▶ [REQUIREMENTS]: Quote every line of the data below as it stands, omitting pictures.

▶ [DATA EXTRACT]:

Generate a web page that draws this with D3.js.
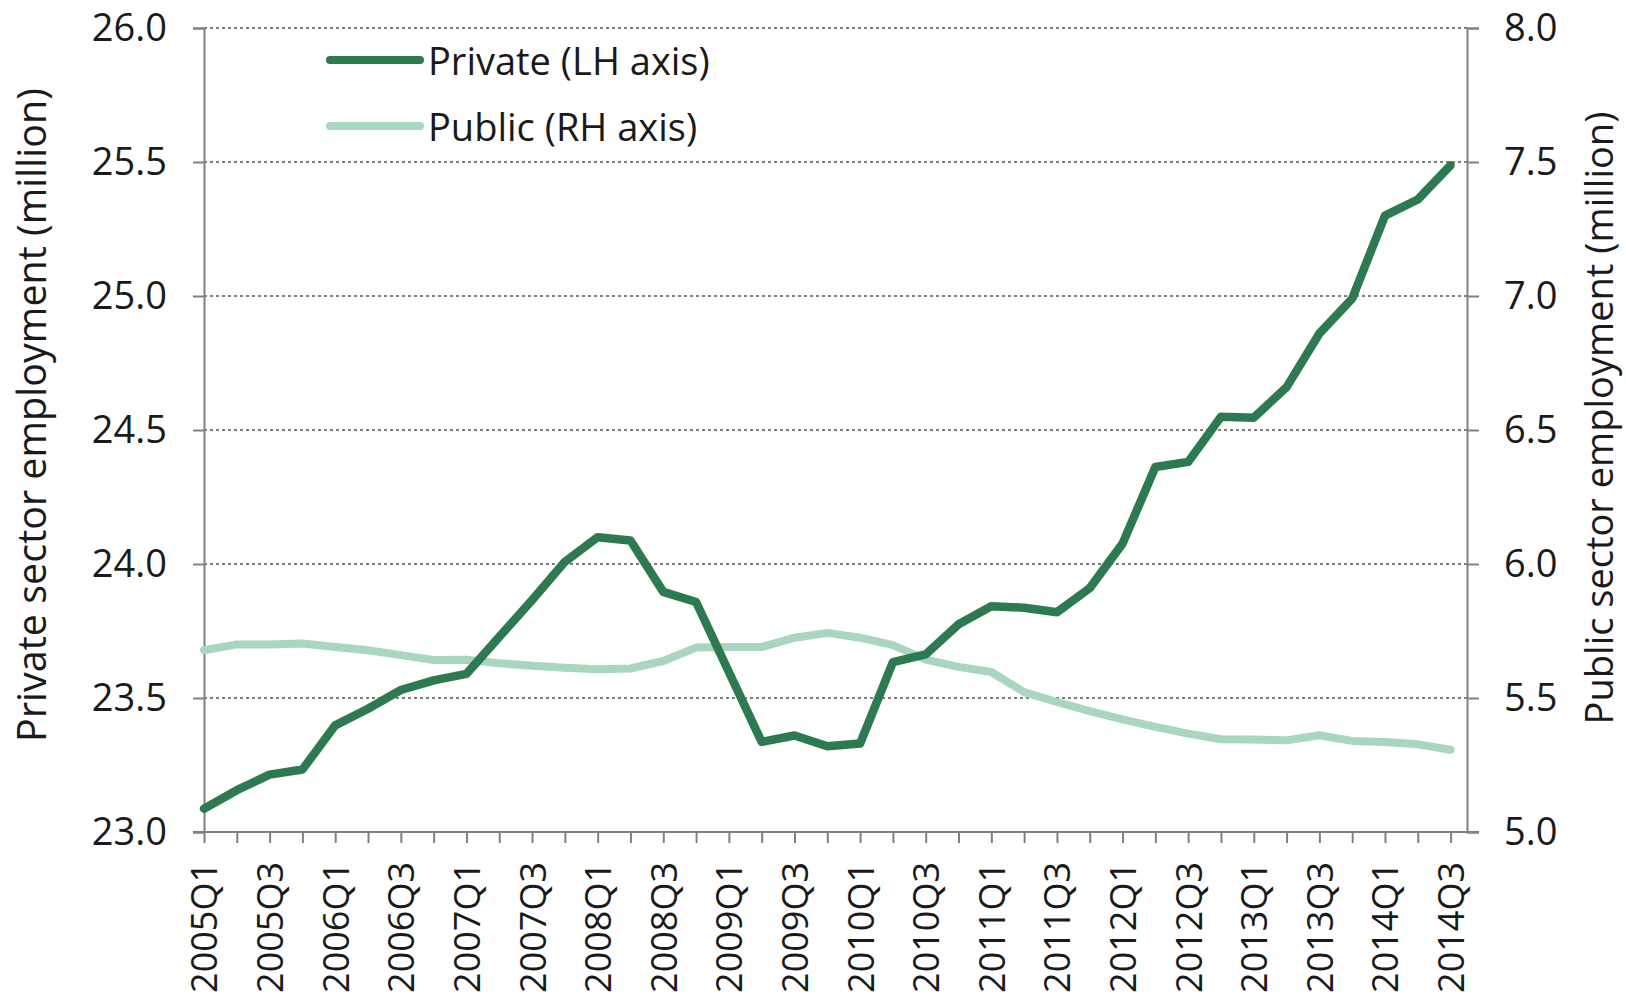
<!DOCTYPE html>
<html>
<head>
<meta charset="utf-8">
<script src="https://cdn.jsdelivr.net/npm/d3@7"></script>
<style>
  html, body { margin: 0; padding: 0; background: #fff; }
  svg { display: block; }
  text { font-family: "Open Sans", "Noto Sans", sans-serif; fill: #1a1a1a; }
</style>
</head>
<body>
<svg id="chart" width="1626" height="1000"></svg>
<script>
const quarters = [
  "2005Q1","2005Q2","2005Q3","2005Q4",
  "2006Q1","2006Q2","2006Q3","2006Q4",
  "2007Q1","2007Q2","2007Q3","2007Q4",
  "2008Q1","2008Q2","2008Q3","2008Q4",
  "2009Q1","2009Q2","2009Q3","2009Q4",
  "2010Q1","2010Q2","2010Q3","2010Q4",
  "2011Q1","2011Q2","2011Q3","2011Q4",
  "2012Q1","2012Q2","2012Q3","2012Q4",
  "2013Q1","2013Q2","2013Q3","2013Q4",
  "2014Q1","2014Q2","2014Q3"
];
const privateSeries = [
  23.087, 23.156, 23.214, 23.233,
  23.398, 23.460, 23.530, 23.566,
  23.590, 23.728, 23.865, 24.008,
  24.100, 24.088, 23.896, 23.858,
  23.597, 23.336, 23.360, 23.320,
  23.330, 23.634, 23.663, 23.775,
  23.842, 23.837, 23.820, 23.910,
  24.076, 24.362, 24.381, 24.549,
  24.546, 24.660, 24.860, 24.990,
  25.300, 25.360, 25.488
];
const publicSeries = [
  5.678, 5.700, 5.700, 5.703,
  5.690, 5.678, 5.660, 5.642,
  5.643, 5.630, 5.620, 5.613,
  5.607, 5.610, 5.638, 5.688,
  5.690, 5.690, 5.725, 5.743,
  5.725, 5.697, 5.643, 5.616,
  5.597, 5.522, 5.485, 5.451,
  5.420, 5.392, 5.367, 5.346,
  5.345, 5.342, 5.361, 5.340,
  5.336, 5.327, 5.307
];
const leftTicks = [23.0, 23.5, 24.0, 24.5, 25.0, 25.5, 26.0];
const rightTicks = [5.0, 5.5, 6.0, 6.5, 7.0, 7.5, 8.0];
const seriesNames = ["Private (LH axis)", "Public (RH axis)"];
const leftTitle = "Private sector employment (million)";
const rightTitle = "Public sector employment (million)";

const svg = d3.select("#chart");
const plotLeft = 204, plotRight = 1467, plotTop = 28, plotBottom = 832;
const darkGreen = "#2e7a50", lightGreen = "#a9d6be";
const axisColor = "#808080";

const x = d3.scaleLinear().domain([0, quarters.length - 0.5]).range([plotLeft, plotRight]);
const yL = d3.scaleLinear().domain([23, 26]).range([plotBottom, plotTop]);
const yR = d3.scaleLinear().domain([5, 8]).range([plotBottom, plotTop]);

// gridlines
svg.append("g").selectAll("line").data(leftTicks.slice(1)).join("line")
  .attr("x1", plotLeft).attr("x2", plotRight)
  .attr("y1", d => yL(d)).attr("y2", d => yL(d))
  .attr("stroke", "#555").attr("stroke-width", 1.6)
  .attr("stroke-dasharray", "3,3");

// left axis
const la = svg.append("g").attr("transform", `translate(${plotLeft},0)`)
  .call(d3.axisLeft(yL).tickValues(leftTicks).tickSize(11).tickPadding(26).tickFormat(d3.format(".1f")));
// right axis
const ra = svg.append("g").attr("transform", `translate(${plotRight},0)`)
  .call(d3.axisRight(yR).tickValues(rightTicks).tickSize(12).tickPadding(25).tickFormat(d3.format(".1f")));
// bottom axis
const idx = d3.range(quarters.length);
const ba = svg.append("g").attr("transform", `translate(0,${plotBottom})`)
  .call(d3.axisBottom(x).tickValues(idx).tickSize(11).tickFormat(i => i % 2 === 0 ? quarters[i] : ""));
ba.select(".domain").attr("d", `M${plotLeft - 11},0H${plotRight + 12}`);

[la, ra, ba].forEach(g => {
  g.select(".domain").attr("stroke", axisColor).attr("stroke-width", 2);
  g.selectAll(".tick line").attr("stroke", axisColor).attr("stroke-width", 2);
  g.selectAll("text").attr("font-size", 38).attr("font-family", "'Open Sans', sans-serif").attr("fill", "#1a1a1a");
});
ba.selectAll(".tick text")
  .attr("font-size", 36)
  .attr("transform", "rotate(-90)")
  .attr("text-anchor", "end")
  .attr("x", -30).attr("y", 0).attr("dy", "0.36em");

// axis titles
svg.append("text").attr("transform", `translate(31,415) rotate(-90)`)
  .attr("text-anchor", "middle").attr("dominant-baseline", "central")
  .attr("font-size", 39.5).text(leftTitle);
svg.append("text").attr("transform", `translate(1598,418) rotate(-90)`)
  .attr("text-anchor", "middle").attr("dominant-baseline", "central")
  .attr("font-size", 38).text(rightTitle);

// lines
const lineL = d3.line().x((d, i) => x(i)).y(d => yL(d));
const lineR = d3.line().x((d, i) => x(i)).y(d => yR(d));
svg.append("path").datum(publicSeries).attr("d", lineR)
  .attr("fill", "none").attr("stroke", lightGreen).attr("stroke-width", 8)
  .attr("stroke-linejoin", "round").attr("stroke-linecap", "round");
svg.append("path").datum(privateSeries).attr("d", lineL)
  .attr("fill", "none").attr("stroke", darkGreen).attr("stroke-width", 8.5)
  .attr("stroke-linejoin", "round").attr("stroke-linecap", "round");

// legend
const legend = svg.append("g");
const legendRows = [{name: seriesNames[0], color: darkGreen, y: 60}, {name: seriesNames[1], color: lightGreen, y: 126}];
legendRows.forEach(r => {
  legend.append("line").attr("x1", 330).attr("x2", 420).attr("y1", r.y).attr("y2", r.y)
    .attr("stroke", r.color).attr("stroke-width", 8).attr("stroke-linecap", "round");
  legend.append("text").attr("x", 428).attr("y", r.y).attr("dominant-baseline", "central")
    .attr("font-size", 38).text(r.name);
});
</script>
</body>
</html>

▶ [TASK RESULT]:
Generate a web page that draws this with D3.js.
<!DOCTYPE html>
<html>
<head>
<meta charset="utf-8">
<script src="https://cdn.jsdelivr.net/npm/d3@7"></script>
<style>
  html, body { margin: 0; padding: 0; background: #fff; }
  svg { display: block; }
  text { font-family: "Open Sans", "Noto Sans", sans-serif; fill: #1a1a1a; }
</style>
</head>
<body>
<svg id="chart" width="1626" height="1000"></svg>
<script>
const quarters = [
  "2005Q1","2005Q2","2005Q3","2005Q4",
  "2006Q1","2006Q2","2006Q3","2006Q4",
  "2007Q1","2007Q2","2007Q3","2007Q4",
  "2008Q1","2008Q2","2008Q3","2008Q4",
  "2009Q1","2009Q2","2009Q3","2009Q4",
  "2010Q1","2010Q2","2010Q3","2010Q4",
  "2011Q1","2011Q2","2011Q3","2011Q4",
  "2012Q1","2012Q2","2012Q3","2012Q4",
  "2013Q1","2013Q2","2013Q3","2013Q4",
  "2014Q1","2014Q2","2014Q3"
];
const privateSeries = [
  23.087, 23.156, 23.214, 23.233,
  23.398, 23.460, 23.530, 23.566,
  23.590, 23.728, 23.865, 24.008,
  24.100, 24.088, 23.896, 23.858,
  23.597, 23.336, 23.360, 23.320,
  23.330, 23.634, 23.663, 23.775,
  23.842, 23.837, 23.820, 23.910,
  24.076, 24.362, 24.381, 24.549,
  24.546, 24.660, 24.860, 24.990,
  25.300, 25.360, 25.488
];
const publicSeries = [
  5.678, 5.700, 5.700, 5.703,
  5.690, 5.678, 5.660, 5.642,
  5.643, 5.630, 5.620, 5.613,
  5.607, 5.610, 5.638, 5.688,
  5.690, 5.690, 5.725, 5.743,
  5.725, 5.697, 5.643, 5.616,
  5.597, 5.522, 5.485, 5.451,
  5.420, 5.392, 5.367, 5.346,
  5.345, 5.342, 5.361, 5.340,
  5.336, 5.327, 5.307
];
const leftTicks = [23.0, 23.5, 24.0, 24.5, 25.0, 25.5, 26.0];
const rightTicks = [5.0, 5.5, 6.0, 6.5, 7.0, 7.5, 8.0];
const seriesNames = ["Private (LH axis)", "Public (RH axis)"];
const leftTitle = "Private sector employment (million)";
const rightTitle = "Public sector employment (million)";

const svg = d3.select("#chart");
const plotLeft = 204, plotRight = 1467, plotTop = 28, plotBottom = 832;
const darkGreen = "#2e7a50", lightGreen = "#a9d6be";
const axisColor = "#808080";

const x = d3.scaleLinear().domain([0, quarters.length - 0.5]).range([plotLeft, plotRight]);
const yL = d3.scaleLinear().domain([23, 26]).range([plotBottom, plotTop]);
const yR = d3.scaleLinear().domain([5, 8]).range([plotBottom, plotTop]);

// gridlines
svg.append("g").selectAll("line").data(leftTicks.slice(1)).join("line")
  .attr("x1", plotLeft).attr("x2", plotRight)
  .attr("y1", d => yL(d)).attr("y2", d => yL(d))
  .attr("stroke", "#555").attr("stroke-width", 1.6)
  .attr("stroke-dasharray", "3,3");

// left axis
const la = svg.append("g").attr("transform", `translate(${plotLeft},0)`)
  .call(d3.axisLeft(yL).tickValues(leftTicks).tickSize(11).tickPadding(26).tickFormat(d3.format(".1f")));
// right axis
const ra = svg.append("g").attr("transform", `translate(${plotRight},0)`)
  .call(d3.axisRight(yR).tickValues(rightTicks).tickSize(12).tickPadding(25).tickFormat(d3.format(".1f")));
// bottom axis
const idx = d3.range(quarters.length);
const ba = svg.append("g").attr("transform", `translate(0,${plotBottom})`)
  .call(d3.axisBottom(x).tickValues(idx).tickSize(11).tickFormat(i => i % 2 === 0 ? quarters[i] : ""));
ba.select(".domain").attr("d", `M${plotLeft - 11},0H${plotRight + 12}`);

[la, ra, ba].forEach(g => {
  g.select(".domain").attr("stroke", axisColor).attr("stroke-width", 2);
  g.selectAll(".tick line").attr("stroke", axisColor).attr("stroke-width", 2);
  g.selectAll("text").attr("font-size", 38).attr("font-family", "'Open Sans', sans-serif").attr("fill", "#1a1a1a");
});
ba.selectAll(".tick text")
  .attr("font-size", 36)
  .attr("transform", "rotate(-90)")
  .attr("text-anchor", "end")
  .attr("x", -30).attr("y", 0).attr("dy", "0.36em");

// axis titles
svg.append("text").attr("transform", `translate(31,415) rotate(-90)`)
  .attr("text-anchor", "middle").attr("dominant-baseline", "central")
  .attr("font-size", 39.5).text(leftTitle);
svg.append("text").attr("transform", `translate(1598,418) rotate(-90)`)
  .attr("text-anchor", "middle").attr("dominant-baseline", "central")
  .attr("font-size", 38).text(rightTitle);

// lines
const lineL = d3.line().x((d, i) => x(i)).y(d => yL(d));
const lineR = d3.line().x((d, i) => x(i)).y(d => yR(d));
svg.append("path").datum(publicSeries).attr("d", lineR)
  .attr("fill", "none").attr("stroke", lightGreen).attr("stroke-width", 8)
  .attr("stroke-linejoin", "round").attr("stroke-linecap", "round");
svg.append("path").datum(privateSeries).attr("d", lineL)
  .attr("fill", "none").attr("stroke", darkGreen).attr("stroke-width", 8.5)
  .attr("stroke-linejoin", "round").attr("stroke-linecap", "round");

// legend
const legend = svg.append("g");
const legendRows = [{name: seriesNames[0], color: darkGreen, y: 60}, {name: seriesNames[1], color: lightGreen, y: 126}];
legendRows.forEach(r => {
  legend.append("line").attr("x1", 330).attr("x2", 420).attr("y1", r.y).attr("y2", r.y)
    .attr("stroke", r.color).attr("stroke-width", 8).attr("stroke-linecap", "round");
  legend.append("text").attr("x", 428).attr("y", r.y).attr("dominant-baseline", "central")
    .attr("font-size", 38).text(r.name);
});
</script>
</body>
</html>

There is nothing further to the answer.